─── Data section ───

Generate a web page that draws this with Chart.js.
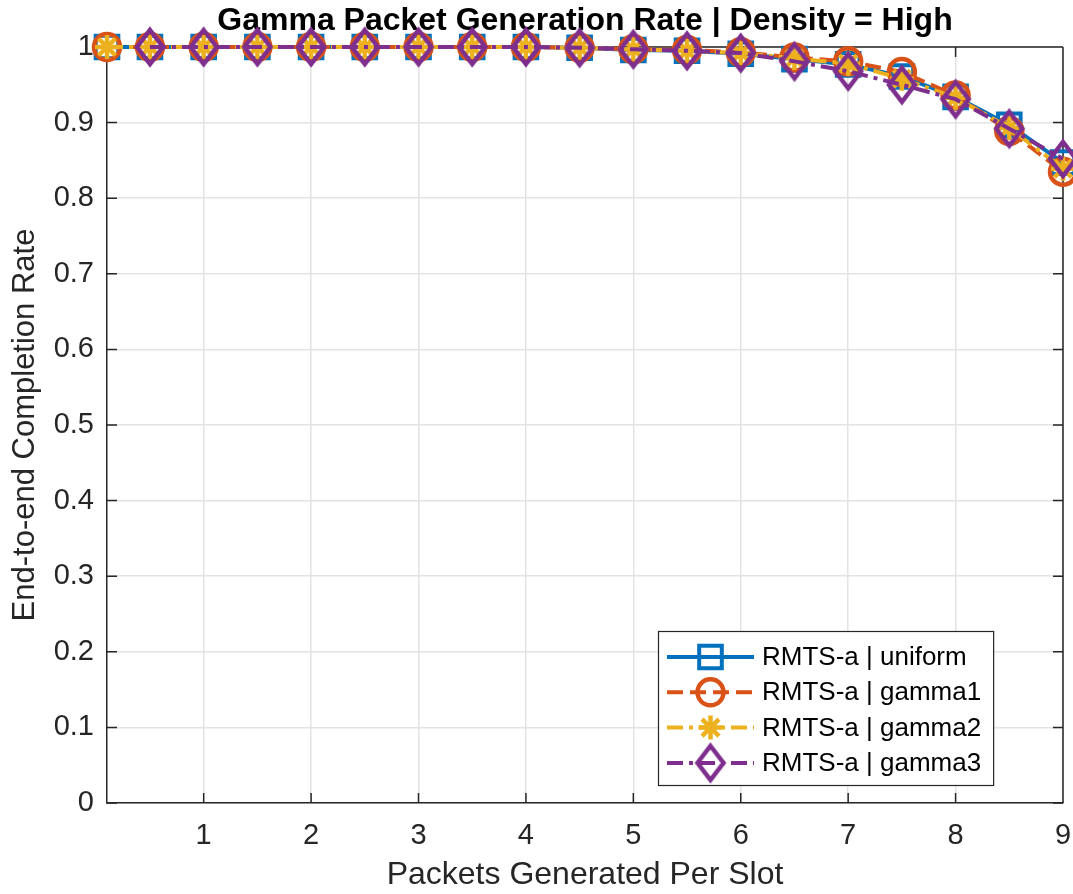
<!DOCTYPE html>
<html><head><meta charset="utf-8">
<script src="https://cdn.jsdelivr.net/npm/chart.js@4/dist/chart.umd.min.js"></script>
<style>html,body{margin:0;padding:0;background:#fff;}#wrap{width:1073px;height:894px;}</style>
</head><body><div id="wrap"><canvas id="c" width="1073" height="894"></canvas></div>
<script>
const xValues = [0.1,0.5,1,1.5,2,2.5,3,3.5,4,4.5,5,5.5,6,6.5,7,7.5,8,8.5,9];
const xTickValues = [1,2,3,4,5,6,7,8,9];
const seriesNames = ['RMTS-a | uniform','RMTS-a | gamma1','RMTS-a | gamma2','RMTS-a | gamma3'];
const uniform = [1,1,1,1,1,1,1,1,1,0.999,0.996,0.995,0.991,0.984,0.977,0.961,0.934,0.897,0.847];
const gamma1  = [1,1,1,1,1,1,1,1,1,0.999,0.997,0.996,0.993,0.986,0.981,0.967,0.936,0.889,0.835];
const gamma2  = [1,1,1,1,1,1,1,1,1,0.999,0.997,0.995,0.992,0.985,0.978,0.958,0.933,0.893,0.839];
const gamma3  = [null,1,1,1,1,1,1,1,1,0.999,0.997,0.995,0.992,0.981,0.968,0.950,0.931,0.892,0.852];

const FONT = '"Liberation Sans", Arial, Helvetica, sans-serif';
const C_BLUE='#0072BD', C_ORANGE='#D95319', C_YELLOW='#EDB120', C_PURPLE='#7E2F8E';

// elongated MATLAB-like diamond marker
const diamond = document.createElement('canvas');
diamond.width = 36; diamond.height = 46;
(function(){
  const g = diamond.getContext('2d');
  g.strokeStyle = C_PURPLE; g.lineWidth = 4.5; g.lineJoin = 'miter';
  g.beginPath(); g.moveTo(18,6); g.lineTo(31,23); g.lineTo(18,40); g.lineTo(5,23); g.closePath(); g.stroke();
})();

function pts(arr){ return xValues.map((x,i)=>({x:x, y:arr[i]})); }

const datasets = [
  {label:seriesNames[0], data:pts(uniform), borderColor:C_BLUE, backgroundColor:'rgba(0,0,0,0)', borderWidth:4,
   pointStyle:'rect', pointRadius:16, pointBorderWidth:4, pointBorderColor:C_BLUE, pointBackgroundColor:'rgba(0,0,0,0)', order:4, borderDash:[]},
  {label:seriesNames[1], data:pts(gamma1), borderColor:C_ORANGE, backgroundColor:'rgba(0,0,0,0)', borderWidth:4,
   pointStyle:'circle', pointRadius:13, pointBorderWidth:4.5, pointBorderColor:C_ORANGE, pointBackgroundColor:'rgba(0,0,0,0)', order:3, borderDash:[16,7]},
  {label:seriesNames[2], data:pts(gamma2), borderColor:C_YELLOW, backgroundColor:'rgba(0,0,0,0)', borderWidth:4,
   pointStyle:'star', pointRadius:12, pointBorderWidth:4.5, pointBorderColor:C_YELLOW, pointBackgroundColor:'rgba(0,0,0,0)', order:2, borderDash:[16,6,4,6]},
  {label:seriesNames[3], data:pts(gamma3), borderColor:C_PURPLE, backgroundColor:'rgba(0,0,0,0)', borderWidth:4,
   pointStyle:diamond, pointRadius:16, pointBorderWidth:4, pointBorderColor:C_PURPLE, pointBackgroundColor:'rgba(0,0,0,0)', order:1, borderDash:[16,6,4,6]}
];
datasets.forEach(d=>{ d.clip = false; d.tension = 0; d.spanGaps = false; d.pointHoverRadius = d.pointRadius; });

const matlabAxes = {
  id:'matlabAxes',
  beforeDatasetsDraw(chart){
    const ctx = chart.ctx, ca = chart.chartArea, xs = chart.scales.x, ys = chart.scales.y;
    ctx.save();
    ctx.strokeStyle = '#262626'; ctx.lineWidth = 1.5; ctx.setLineDash([]);
    ctx.beginPath();
    ctx.moveTo(ca.left, ca.top); ctx.lineTo(ca.right, ca.top);
    ctx.moveTo(ca.right, ca.top); ctx.lineTo(ca.right, ca.bottom);
    const tl = 10;
    xs.ticks.forEach(t=>{ const p = xs.getPixelForValue(t.value);
      ctx.moveTo(p, ca.bottom); ctx.lineTo(p, ca.bottom - tl);
      ctx.moveTo(p, ca.top); ctx.lineTo(p, ca.top + tl); });
    ys.ticks.forEach(t=>{ const p = ys.getPixelForValue(t.value);
      ctx.moveTo(ca.left, p); ctx.lineTo(ca.left + tl, p);
      ctx.moveTo(ca.right, p); ctx.lineTo(ca.right - tl, p); });
    ctx.stroke();
    ctx.restore();
  }
};

const insideLegend = {
  id:'insideLegend',
  afterDraw(chart){
    const ctx = chart.ctx, ca = chart.chartArea;
    ctx.save();
    ctx.font = '26px ' + FONT;
    const ds = chart.data.datasets;
    const tw = Math.max(...ds.map(d=>ctx.measureText(d.label).width));
    const w = 104 + tw + 12, h = 154;
    const x0 = Math.round(ca.right - 70 - w), y0 = Math.round(ca.bottom - 18 - h);
    ctx.fillStyle = '#fff'; ctx.fillRect(x0, y0, w, h);
    ctx.strokeStyle = '#262626'; ctx.lineWidth = 1.2; ctx.strokeRect(x0+0.5, y0+0.5, w, h);
    ds.forEach((d,i)=>{
      const y = y0 + 26 + i*35.3;
      ctx.strokeStyle = d.borderColor; ctx.lineWidth = d.borderWidth;
      ctx.setLineDash(d.borderDash || []);
      ctx.beginPath(); ctx.moveTo(x0+9, y); ctx.lineTo(x0+96, y); ctx.stroke();
      ctx.setLineDash([]);
      ctx.fillStyle = 'rgba(0,0,0,0)';
      ctx.strokeStyle = d.pointBorderColor; ctx.lineWidth = d.pointBorderWidth;
      Chart.helpers.drawPoint(ctx, {pointStyle:d.pointStyle, radius:d.pointRadius, rotation:0, borderWidth:d.pointBorderWidth}, x0+52.5, y);
      ctx.fillStyle = '#000'; ctx.textAlign = 'left'; ctx.textBaseline = 'middle';
      ctx.fillText(d.label, x0+104, y+1);
    });
    ctx.restore();
  }
};

new Chart(document.getElementById('c'), {
  type:'line',
  data:{datasets:datasets},
  options:{
    responsive:false, animation:false, devicePixelRatio:1, events:[],
    layout:{autoPadding:false, padding:{left:0,right:10,top:0,bottom:0}},
    plugins:{
      legend:{display:false}, tooltip:{enabled:false},
      title:{display:true, fullSize:false, text:'Gamma Packet Generation Rate | Density = High', color:'#000',
        font:{family:FONT, size:32, weight:'bold', lineHeight:1.2}, padding:{top:2,bottom:6.6}}
    },
    scales:{
      x:{type:'linear', min:0.1, max:9,
        afterBuildTicks:s=>{ s.ticks = xTickValues.map(v=>({value:v})); },
        afterFit:s=>{ s.height = 91; s.paddingLeft = 0; s.paddingRight = 0; },
        grid:{color:'#e3e3e3', lineWidth:1.5, drawTicks:false},
        border:{color:'#262626', width:1.5},
        ticks:{color:'#262626', font:{family:FONT, size:29}, padding:16, maxRotation:0, autoSkip:false,
          callback:v=>String(v)},
        title:{display:true, text:'Packets Generated Per Slot', color:'#262626', font:{family:FONT, size:32}, padding:{top:0,bottom:0}}
      },
      y:{type:'linear', min:0, max:1,
        afterFit:s=>{ s.width = 107; s.paddingTop = 0; s.paddingBottom = 0; },
        grid:{color:'#e3e3e3', lineWidth:1.5, drawTicks:false},
        border:{color:'#262626', width:1.5},
        ticks:{color:'#262626', font:{family:FONT, size:29}, padding:13, stepSize:0.1,
          callback:v=>String(Math.round(v*10)/10)},
        title:{display:true, text:'End-to-end Completion Rate', color:'#262626', font:{family:FONT, size:31}, padding:{top:7,bottom:0}}
      }
    }
  },
  plugins:[matlabAxes, insideLegend]
});
</script></body></html>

───

> [Aim of the task]:
Return only the lines running from the top of the data to the line that holds "C_ORANGE='#D95319', C_YELLOW='#EDB120', C_PURPLE='#7E2F8E';". Include both of those lines, but skip the pictures.

> [Solution]:
Generate a web page that draws this with Chart.js.
<!DOCTYPE html>
<html><head><meta charset="utf-8">
<script src="https://cdn.jsdelivr.net/npm/chart.js@4/dist/chart.umd.min.js"></script>
<style>html,body{margin:0;padding:0;background:#fff;}#wrap{width:1073px;height:894px;}</style>
</head><body><div id="wrap"><canvas id="c" width="1073" height="894"></canvas></div>
<script>
const xValues = [0.1,0.5,1,1.5,2,2.5,3,3.5,4,4.5,5,5.5,6,6.5,7,7.5,8,8.5,9];
const xTickValues = [1,2,3,4,5,6,7,8,9];
const seriesNames = ['RMTS-a | uniform','RMTS-a | gamma1','RMTS-a | gamma2','RMTS-a | gamma3'];
const uniform = [1,1,1,1,1,1,1,1,1,0.999,0.996,0.995,0.991,0.984,0.977,0.961,0.934,0.897,0.847];
const gamma1  = [1,1,1,1,1,1,1,1,1,0.999,0.997,0.996,0.993,0.986,0.981,0.967,0.936,0.889,0.835];
const gamma2  = [1,1,1,1,1,1,1,1,1,0.999,0.997,0.995,0.992,0.985,0.978,0.958,0.933,0.893,0.839];
const gamma3  = [null,1,1,1,1,1,1,1,1,0.999,0.997,0.995,0.992,0.981,0.968,0.950,0.931,0.892,0.852];

const FONT = '"Liberation Sans", Arial, Helvetica, sans-serif';
const C_BLUE='#0072BD', C_ORANGE='#D95319', C_YELLOW='#EDB120', C_PURPLE='#7E2F8E';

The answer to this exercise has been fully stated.